Usually, built-environments respond to site… In this case, however, it was the reverse. The architects had designed this house for a plot of land, which, for some reasons, could not be acquired by the client. By then, the clients had developed a great liking for the design — so much so that now the quest began for a site which could accommodate the design. The present site is the culmination of that search.
This slightly anxiety-ridden time resulted in an abstract brief that the design had to somehow achieve: peace. The challenge in the assignment, reveal the architects, centred around the embodiment of this abstraction. Considerations such as simplicity, an envelope of nature around the built-space, natural light and good ventilation formed the other significant parts of the requirement list.
The programme itself is based on two modules: the public zone (living, dining, family seating) to the front and the private zone (bedrooms) to the rear. Interlocking these two blocks created interesting landscaped pockets within the house, adding a pleasant dimension to the spatial experience. Another external ‘force’ that shaped the structure were five mature neem trees, which the architects were keen on retaining — and which therefore called for shifting the base modules of the programme accordingly.

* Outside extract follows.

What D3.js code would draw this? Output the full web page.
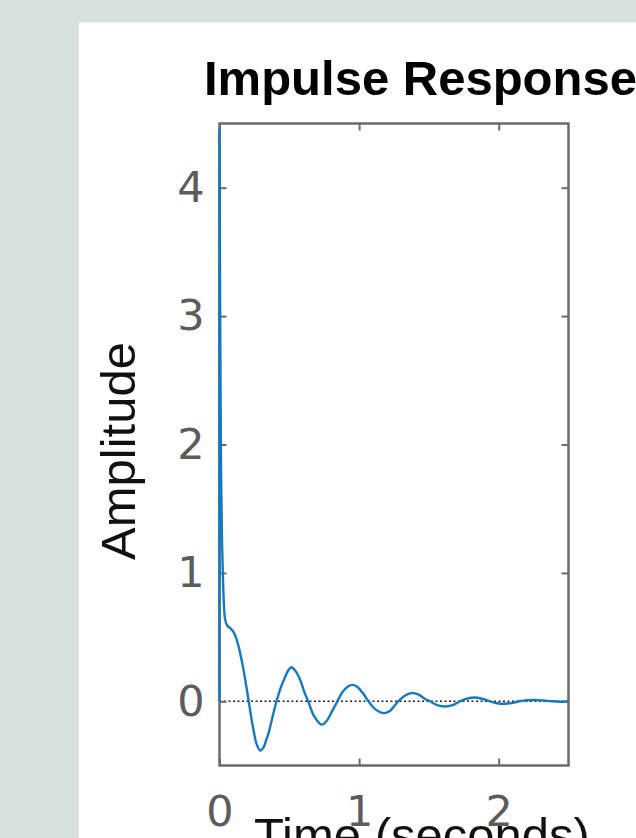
<!DOCTYPE html>
<html>
<head>
<meta charset="utf-8">
<script src="https://cdn.jsdelivr.net/npm/d3@7"></script>
<style>
  html, body { margin: 0; padding: 0; background: #d6e0df; }
  svg { display: block; }
</style>
</head>
<body>
<svg id="chart" width="636" height="838"></svg>
<script>
// ---- data ----
const titleText = "Impulse Response";
const xLabelText = "Time (seconds)";
const yLabelText = "Amplitude";
const xTicks = [0, 1, 2];
const yTicks = [0, 1, 2, 3, 4];
const xDomain = [0, 2.5];
const yDomain = [-0.5, 4.5];

const time = [0, 0, 0.004, 0.008, 0.012, 0.018, 0.025, 0.032, 0.04, 0.055, 0.077, 0.10, 0.12, 0.136, 0.155, 0.172, 0.19, 0.208, 0.225, 0.243, 0.265, 0.291, 0.315, 0.335, 0.351, 0.38, 0.411, 0.44, 0.47, 0.495, 0.515, 0.545, 0.578, 0.605, 0.635, 0.68, 0.733, 0.77, 0.80, 0.845, 0.88, 0.92, 0.955, 0.99, 1.03, 1.067, 1.12, 1.174, 1.22, 1.28, 1.33, 1.36, 1.389, 1.43, 1.47, 1.508, 1.56, 1.616, 1.67, 1.723, 1.77, 1.83, 1.88, 1.938, 1.99, 2.045, 2.10, 2.15, 2.20, 2.26, 2.32, 2.38, 2.44, 2.5];
const amplitude = [0, 4.45, 3.2, 2.3, 1.7, 1.25, 0.95, 0.75, 0.64, 0.59, 0.57, 0.54, 0.49, 0.43, 0.34, 0.245, 0.13, 0.01, -0.11, -0.22, -0.33, -0.383, -0.36, -0.30, -0.25, -0.12, 0.01, 0.11, 0.19, 0.245, 0.265, 0.235, 0.167, 0.08, 0.0, -0.12, -0.182, -0.15, -0.09, 0.0, 0.07, 0.115, 0.128, 0.11, 0.06, 0.0, -0.065, -0.092, -0.075, 0.0, 0.045, 0.06, 0.064, 0.05, 0.02, 0.0, -0.03, -0.040, -0.03, 0.0, 0.02, 0.03, 0.02, 0.0, -0.015, -0.019, -0.012, 0.0, 0.008, 0.01, 0.006, 0.0, -0.003, -0.002];

(function () {
  const svg = d3.select("#chart");
  const W = 636, H = 838;
  const pLeft = 219.5, pRight = 568.5, pTop = 123.5, pBottom = 765.5;

  svg.append("rect").attr("x", 0).attr("y", 0).attr("width", W).attr("height", H).attr("fill", "#d6e0df");
  svg.append("rect").attr("x", 79).attr("y", 22.5).attr("width", W - 79).attr("height", H - 22.5).attr("fill", "#ffffff");

  const x = d3.scaleLinear().domain(xDomain).range([pLeft, pRight]);
  const y = d3.scaleLinear().domain(yDomain).range([pBottom, pTop]);

  // zero line (dotted)
  svg.append("line")
    .attr("x1", x(xDomain[0])).attr("x2", x(xDomain[1]))
    .attr("y1", y(0)).attr("y2", y(0))
    .attr("stroke", "#222").attr("stroke-width", 1.6)
    .attr("stroke-dasharray", "2,2.5");

  const lineGen = d3.line()
    .x((d, i) => x(time[i]))
    .y(d => y(d))
    .curve(d3.curveCatmullRom.alpha(0.5));

  const tickColor = "#6a6a6a";
  const labelColor = "#5c5c5c";
  const tickFont = "'DejaVu Sans', sans-serif";

  function styleAxis(g) {
    g.select(".domain").remove();
    g.selectAll(".tick line").attr("stroke", tickColor).attr("stroke-width", 2);
    g.selectAll(".tick text").attr("fill", labelColor).style("font-family", tickFont).style("font-size", "43px");
  }

  svg.append("g").attr("transform", `translate(${pLeft},0)`)
    .call(d3.axisLeft(y).tickValues(yTicks).tickSize(-7).tickPadding(15).tickFormat(d3.format("d")))
    .call(styleAxis);

  svg.append("g").attr("transform", `translate(0,${pBottom})`)
    .call(d3.axisBottom(x).tickValues(xTicks).tickSize(-7).tickPadding(30).tickFormat(d3.format("d")))
    .call(styleAxis);

  svg.append("g").attr("transform", `translate(${pRight},0)`)
    .call(d3.axisRight(y).tickValues(yTicks).tickSize(-7).tickFormat(""))
    .call(styleAxis);

  svg.append("g").attr("transform", `translate(0,${pTop})`)
    .call(d3.axisTop(x).tickValues(xTicks).tickSize(-7).tickFormat(""))
    .call(styleAxis);

  // box
  svg.append("rect")
    .attr("x", pLeft).attr("y", pTop).attr("width", pRight - pLeft).attr("height", pBottom - pTop)
    .attr("fill", "none").attr("stroke", tickColor).attr("stroke-width", 2.5);

  // curve (drawn over the box so the impulse at t=0 is visible on the left edge)
  svg.append("path")
    .datum(amplitude)
    .attr("d", lineGen)
    .attr("fill", "none")
    .attr("stroke", "#1479c0")
    .attr("stroke-width", 2.4)
    .attr("stroke-linejoin", "round");

  // title
  svg.append("text")
    .attr("x", 204).attr("y", 94.5)
    .attr("fill", "#000")
    .style("font-family", "'Liberation Sans', Arial, sans-serif")
    .style("font-weight", "bold")
    .style("font-size", "49px")
    .text(titleText);

  // y label
  svg.append("text")
    .attr("transform", "translate(134.5,451) rotate(-90)")
    .attr("text-anchor", "middle")
    .attr("fill", "#111")
    .style("font-family", "'Liberation Sans', Arial, sans-serif")
    .style("font-size", "49px")
    .text(yLabelText);

  // x label
  svg.append("text")
    .attr("x", 254).attr("y", 852)
    .attr("fill", "#111")
    .style("font-family", "'Liberation Sans', Arial, sans-serif")
    .style("font-size", "49px")
    .text(xLabelText);
})();
</script>
</body>
</html>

The two bays of the public and private zone are ‘stapled together’ by the main circulation spine. The clients requirement for peace was articulated as fluid spaces, use of natural materials, internal courtyards, water cascades and waterbodies in and around the site. The home includes three courts: the temple court, the winter court and the summer court. The temple is the nucleus of the house, and is accompanied by a water cascade flowing into a pool. The organic overtones of this verdure-filled aesthetic are bolstered by the natural light that flows into the interiors through a large sloping skylight. The penetration of sunlight and ensuring its constant presence is furthered with the use of large glazed expanses that surround the courtyards.
The material palette, which was examined for natural appeal and subtleness, features stonecrete plaster, natural Indian sandstone, glass and wood. Externally, the two programmatic volumes are distinguished by a shift in materiality: natural stone for the bedroom block and stonecrete for the public areas, creating a pleasing interlocking pattern on the facade.
Every structure has the capacity to teach something to its creators. The Bhuva Residence, as this home is called, taught its architects lessons in patience, and being sensitive to situations and brief of the clients. “Sometimes personal design glory takes back seat and sticking to the basics of architecture can bring in satisfaction and contentment,” they say.